Л. Рубинштейн Да. К. Ларина Вот Хемингуэй как человек из войны, художник из войны. Л. Рубинштейн Человек, который из войны вышел последовательным, так сказать, антивоенным писателем. А. Архангельский Можно мне вставить два слова? К. Ларина Да. А. Архангельский Это еще очень большая… Лев очень верно говорит, что это еще очень большая тоска по правильной войне. Ведь Хемингуэй участвует в правильной войне. И, условно говоря, Константин Симонов участвует в правильной войне. И это очень завораживающая позиция. Они же как бы не изверги. Им тоже хочется повоевать как-нибудь безопасно, по возможности. Но главное и очень важное, чтобы это была хорошая война. Но дело в том, что им никто не объяснил, что с 45-го года до 2018-го прошло 75 лет и что хорошей войны практически уже не бывает, и любая война ужасна. Вот этого они не учли. А этот образ хорошей войны или хорошего участия в справедливой войне настолько притягателен, что они как бы ищут эту хорошую войну. Но, правда, они ее не находят. Она какая-то вся опять гнилая, прорехи какие-то в ней. Ну очень хочется найти справедливую хорошую войну, потому что на войне, в отличие от мирной жизни, все просто. Вот им хочется как бы этой простоты. К. Ларина Это правда, я тут соглашусь. Л. Рубинштейн Из историко-литературных или музыкальных параллелей. Конечно, если не Хемингуэй, то Киплинг какой-нибудь все время маячит, да? А. Архангельский Да. «Бремя белого человека».

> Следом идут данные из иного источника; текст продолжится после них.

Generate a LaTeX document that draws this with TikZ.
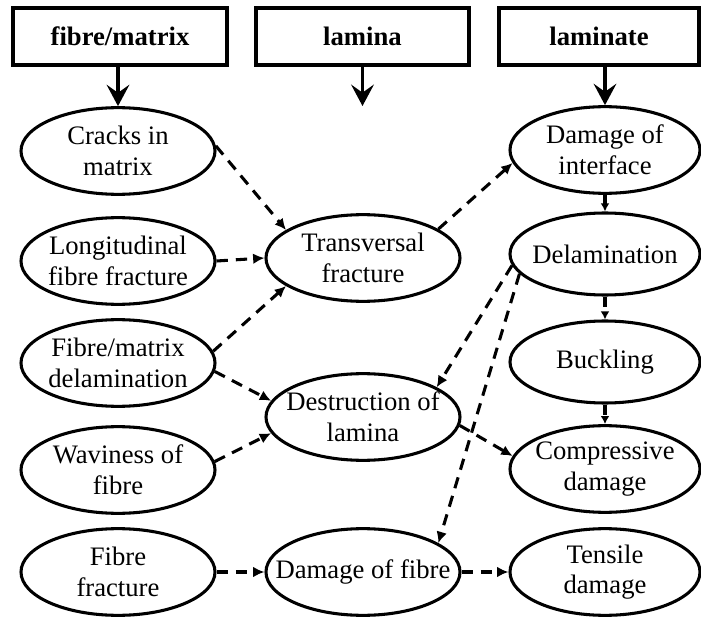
\documentclass[tikz,border=0pt]{standalone}
\usepackage{fontspec}
\setmainfont{Liberation Serif}
\usetikzlibrary{shapes.geometric,arrows.meta}
\begin{document}
\begin{tikzpicture}[x=0.75pt,y=-0.75pt,
  hdr/.style={draw,line width=2.3pt,minimum height=42.75pt,inner sep=0pt,font=\fontsize{20}{24}\selectfont\bfseries},
  ell/.style={ellipse,draw,line width=2.3pt,minimum width=145.5pt,minimum height=65pt,inner xsep=-40pt,inner ysep=-15pt,align=center,font=\fontsize{20}{23}\selectfont},
  ellr/.style={ell,minimum width=142.5pt},
  solidarrow/.style={line width=2.3pt,-{Stealth[length=16pt,width=17pt,inset=6pt]}},
  dcon/.style={line width=2.3pt,dash pattern=on 8.5pt off 6pt,-{Latex[length=8.5pt,width=8pt]}},
  shortcon/.style={line width=2.3pt,dash pattern=on 8pt off 6pt,-{Latex[length=6pt,width=6.5pt]}}
]
\useasboundingbox (0,0) rectangle (701,617);
\fill[white] (0,0) rectangle (701,617);

% header boxes
\node[hdr,minimum width=160.5pt] (box1) at (120,36.5) {fibre/matrix};
\node[hdr,minimum width=159.75pt] (box2) at (362.5,36.5) {lamina};
\node[hdr,minimum width=150pt] (box3) at (599,36.5) {laminate};

% column 1
\node[ell] (cracks) at (118,151) {Cracks in\\matrix};
\node[ell] (longi) at (118,261) {Longitudinal\\fibre fracture};
\node[ell] (fm) at (118,363) {Fibre/matrix\\delamination};
\node[ell] (wavi) at (118,470) {Waviness of\\fibre};
\node[ell] (ff) at (118,572) {Fibre\\fracture};

% column 2
\node[ell] (trans) at (363,258) {Transversal\\fracture};
\node[ell] (destr) at (363,417) {Destruction of\\lamina};
\node[ell] (dfib) at (363,572) {Damage of fibre};

% column 3
\node[ellr] (inter) at (605,150) {Damage of\\interface};
\node[ellr,minimum height=61.5pt] (delam) at (605,254) {Delamination};
\node[ellr,minimum height=61.5pt] (buck) at (605,362) {Buckling};
\node[ellr] (comp) at (605,469) {Compressive\\damage};
\node[ellr] (tens) at (605,572) {Tensile\\damage};

% top arrows
\coordinate (lamend) at (362.5,106);
\draw[solidarrow] (cracks.north |- box1.south) -- (cracks.north);
\draw[solidarrow] (box2.south) -- (lamend);
\draw[solidarrow] (inter.north |- box3.south) -- (inter.north);

% dashed connectors
\draw[dcon] (cracks.3) -- (trans.160);
\draw[dcon] (longi.east) -- (trans.west);
\draw[dcon] (fm.7) -- (trans.200);
\draw[dcon] (fm.-5) -- (destr.170);
\draw[dcon] (wavi.5) -- (destr.190);
\draw[dcon] (ff.east) -- (dfib.west);
\draw[dcon] (trans.21) -- (inter.188);
\draw[shortcon] (inter.south) -- (delam.north);
\draw[shortcon] (delam.south) -- (buck.north);
\draw[shortcon] (buck.south) -- (comp.north);
\draw[dcon] (delam.187) -- (destr.22);
\draw[dcon] (delam.193) -- (dfib.21);
\draw[dcon] (destr.-5) -- (comp.172);
\draw[dcon] (dfib.east) -- (tens.west);
\end{tikzpicture}
\end{document}
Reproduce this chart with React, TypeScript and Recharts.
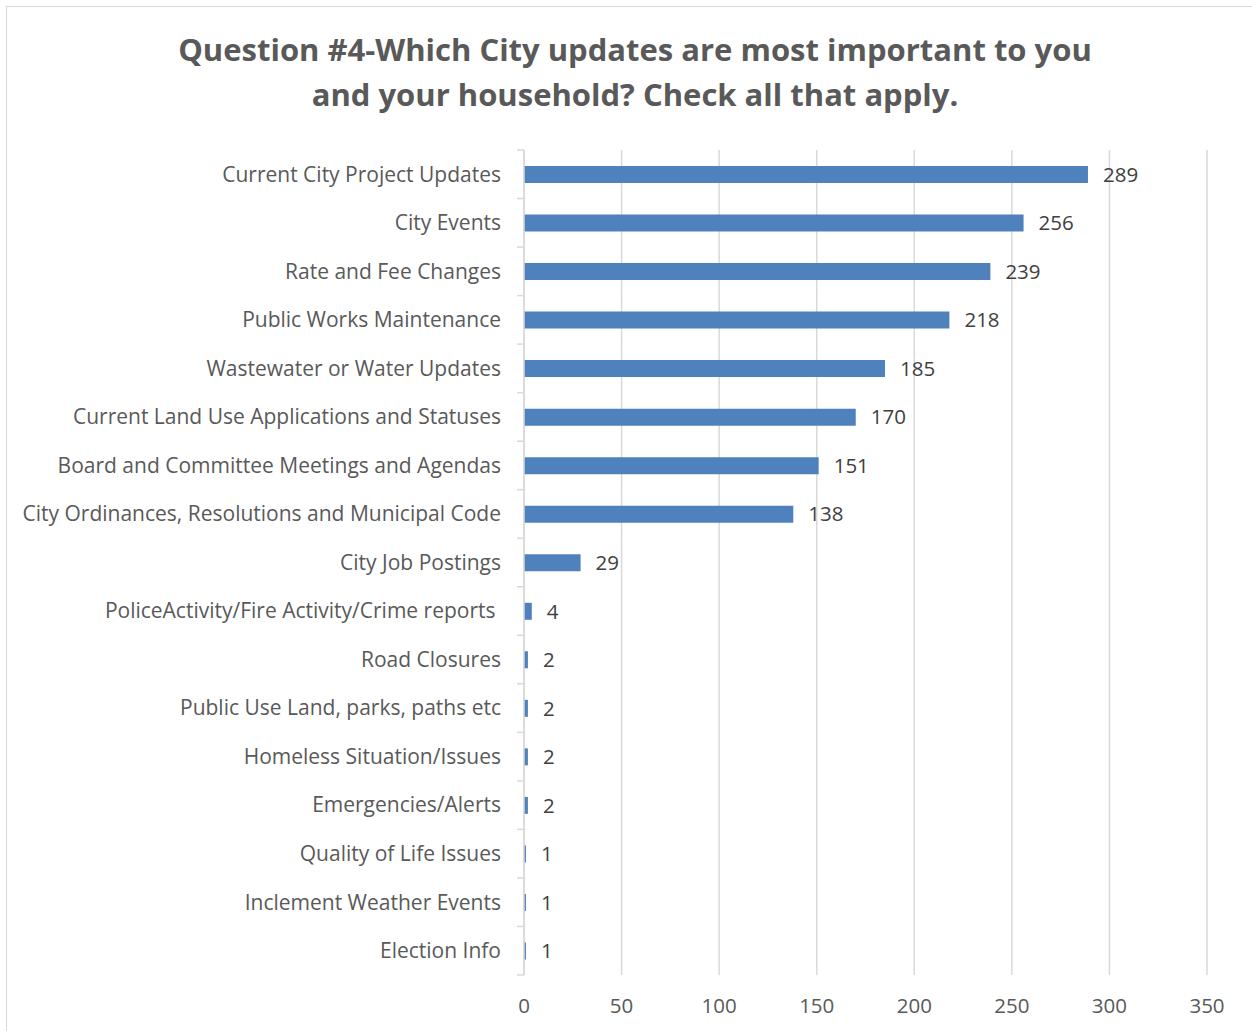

Л. Рубинштейн Да, это конечно, еще такой империалистический… Но Киплинг жил когда? А. Архангельский Как говорится, «хорошо быть белым человеком». Л. Рубинштейн Да-да-да. О. Пшеничный Ну, Лев уже сказал в начале программы, что мы всегда не должны забывать, что речь идет о разных эпохах. Л. Рубинштейн В том-то и дело. О. Пшеничный Совершенно! Киплинг — это одно. Хемингуэй — это второе. А когда вдруг мы… Л. Рубинштейн А Прилепин — третье. О. Пшеничный Скоро будет середина XXI века. И вдруг из пещеры к нам выходит человек с дубиной и говорит: «Я сейчас тебя замочу!» И он такой весь в шкуре. А ты даже не понимаешь, как вообще, откуда шкура, дубина. А. Архангельский Знаете что, господа? Им и нам всем не сообщили по громкой связи, что вот та старая война, какой бы она ни была, она закончилась с появлением ядерного оружия. К. Ларина Это как в том анекдоте старом, что война уже закончилась. Л. Рубинштейн Да-да-да. Что взрывают поезда, да?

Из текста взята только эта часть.